The Truth: While big-city ways invade the rest of the county, Belloumini and a few of his neighbors cling to country ways. Belloumini sold a horse the other day, says McKinnon, by handing over the reigns and telling the new owner to try the animal out for a few weeks and, if all went well, to send along a check. Belloumini, in his 80s, has lived in Fillmore for 46 years. McKinnon has been there for eight, but says “you have to have someone buried here to call yourself a native.”

Caution: Shells Underfoot

The Oak Pit

830 Ventura Ave., Oak View

The Scene: A barbecue joint, with the scent from the grill rising. A pair of 12-point horns on the wall in the place of honor, and a bear’s head staring out from over the front door. Peanuts in baskets on the tables, a wagon-wheel chandelier, and this small sign at the counter: “Stuff Occurs.”

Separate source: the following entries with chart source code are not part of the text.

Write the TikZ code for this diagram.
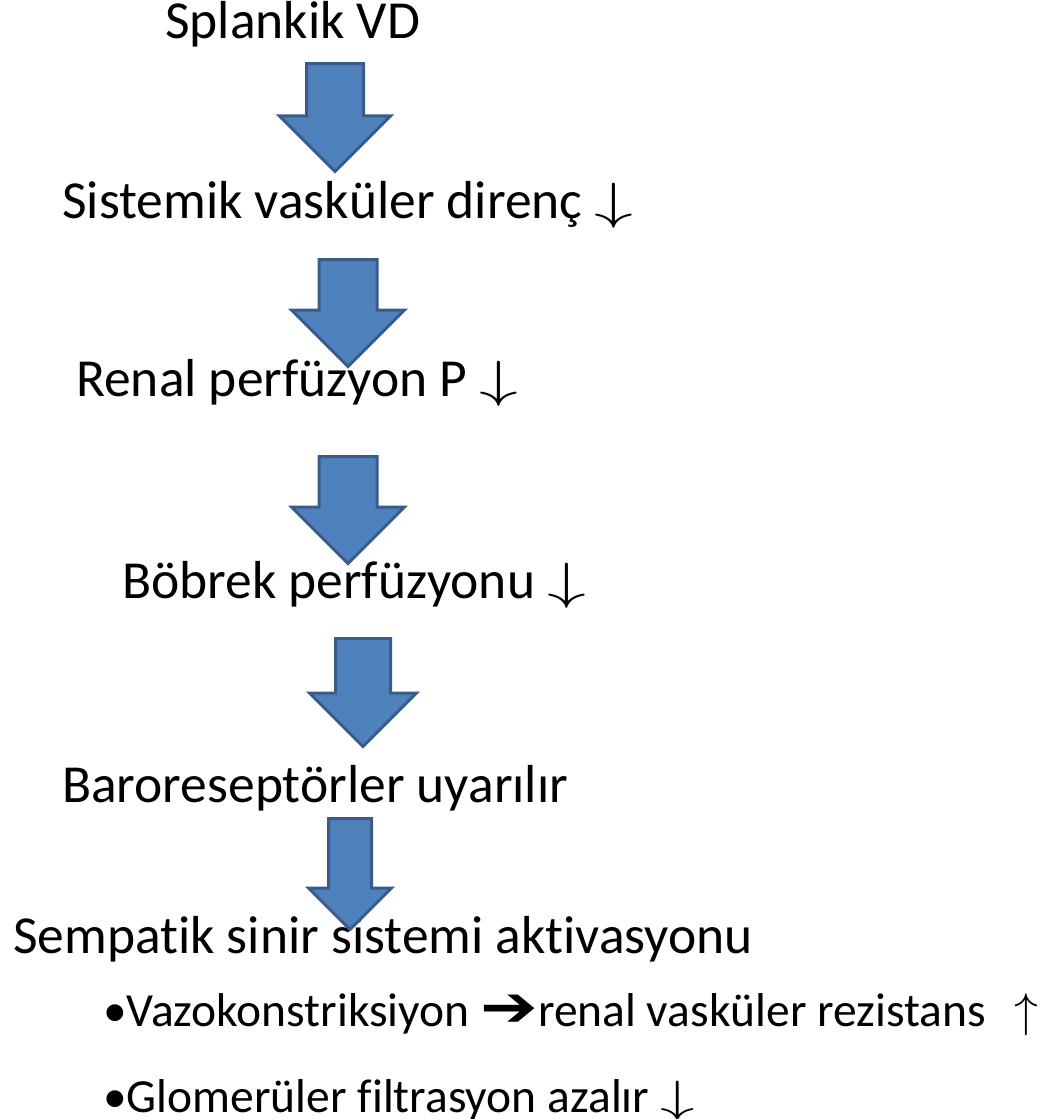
\RequirePackage{fix-cm}
\documentclass[tikz,border=0pt]{standalone}
\usepackage{fontspec}
\setmainfont[Ligatures=NoCommon]{Carlito}
\newfontfamily\symfont{DejaVu Sans}
\usepackage{graphicx}
\usepackage{tikz}
\usetikzlibrary{shapes.arrows}

\definecolor{arrowfill}{HTML}{4F81BD}
\definecolor{arrowline}{HTML}{385D8A}

\tikzset{
	steptext/.style={anchor=base west, inner sep=0pt, font=\fontsize{53.5}{64}\selectfont},
	bullettext/.style={anchor=base west, inner sep=0pt, font=\fontsize{47.5}{57}\selectfont},
	bigarrow/.style={single arrow, rotate=-90, anchor=tail, fill=arrowfill, draw=arrowline, line width=3pt,
		inner xsep=0pt, inner ysep=#1, single arrow head extend=#1}
}

\newcommand{\dn}{\scalebox{1.45}[0.95]{$\downarrow$}}
\newcommand{\up}{$\uparrow$}

\begin{document}
\begin{tikzpicture}[x=1pt,y=-1pt]
		\useasboundingbox (0,0) rectangle (1042,1119);
		%\draw [help lines, step=100] (0,0) grid (1042,1119);
		\node [steptext] (splank) at (165,38) {Splankik VD};
		\node [steptext] (svd) at (62,218) {Sistemik vasküler direnç \dn};
		\node [steptext] (renal) at (76,396) {Renal perfüzyon P \dn};
		\node [steptext] (bobrek) at (122,598) {Böbrek perfüzyonu \dn};
		\node [steptext] (baro) at (62,802) {Baroreseptörler uyarılır};
		\node [steptext] (symp) at (13,953) {Sempatik sinir sistemi aktivasyonu};
		
		\node [bullettext] (vazo) at (103,1026) {•Vazokonstriksiyon \scalebox{1.45}[1.2]{\symfont ➔}renal vasküler rezistans \hspace{18pt}\up};
		\node [bullettext] (glom) at (103,1112) {•Glomerüler filtrasyon azalır \dn};
		
		% block arrows
		\node [bigarrow=27pt, minimum height=108pt] (a1) at (335,62) {};
		\node [bigarrow=27.5pt, minimum height=107pt] (a2) at (348,258) {};
		\node [bigarrow=27.5pt, minimum height=107pt] (a3) at (348,455) {};
		\node [bigarrow=26pt, minimum height=108pt] (a4) at (363,637) {};
		\node [bigarrow=20pt, minimum height=111pt] (a5) at (350,817) {};
\end{tikzpicture}
\end{document}
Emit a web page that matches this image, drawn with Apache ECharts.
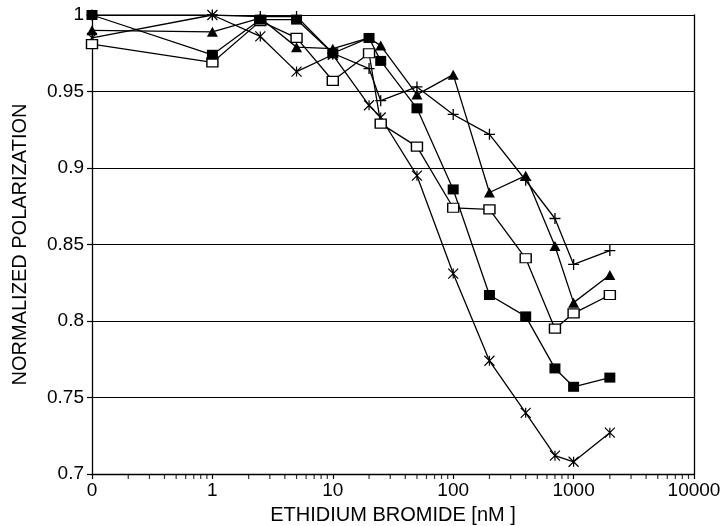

The Cup: Dark brown and white. Cream in a stainless cup--50 cents.

The Soundtrack: Crunching, loud and steady, as customers tromp on thousands of peanut-shell fragments scattered underfoot. And the voice of manager Tricia Clegg, whose parents own the place, explaining that one night three or four years ago, “these people wanted to have a party here, and they wanted peanuts and beer before they ate. And they had a peanut fight. We just never cleaned them up. . . . It creates the right atmosphere.”

The Truth: Actually, they pick non-peanut detritus out of the shells every night, and they sweep out the shells every two or three weeks. But they keep putting out peanuts, so the shells keep falling.

The Pink Moment, as Advertised

Bill Baker’s Bakery

457 E. Ojai Ave., Ojai

The Scene: A constellation of wooden tables, mostly empty, in the noon calm after the usual weekday morning storm. One waitress at the counter, the other in a seat for the moment, poring over a newspaper.

The Cup: Plastic foam again, at a cost of 45 cents for a small, with cream waiting in a big pitcher on the counter.

Advertisement

The Soundtrack: Mysterious bakery noises emanating from the rear of the building.

The Truth: The summer Ojai Festival is coming up, and one of the event’s promotional brochures is here, urging visitors to come see “the mysterious and breath-taking pink moment (flooding the Ojai Valley at sunset).” Both bakery waitresses deny knowledge of said moment. A woman at the spiritually inclined knickknack store next door suggests that it has something to do with sunlight and mineral dust. Somebody else says it’s the depth of the valley and the angle of the sun. We could probably find another source and puzzle this whole pink thing out over a cup of coffee, but frankly, we’re trying to cut down.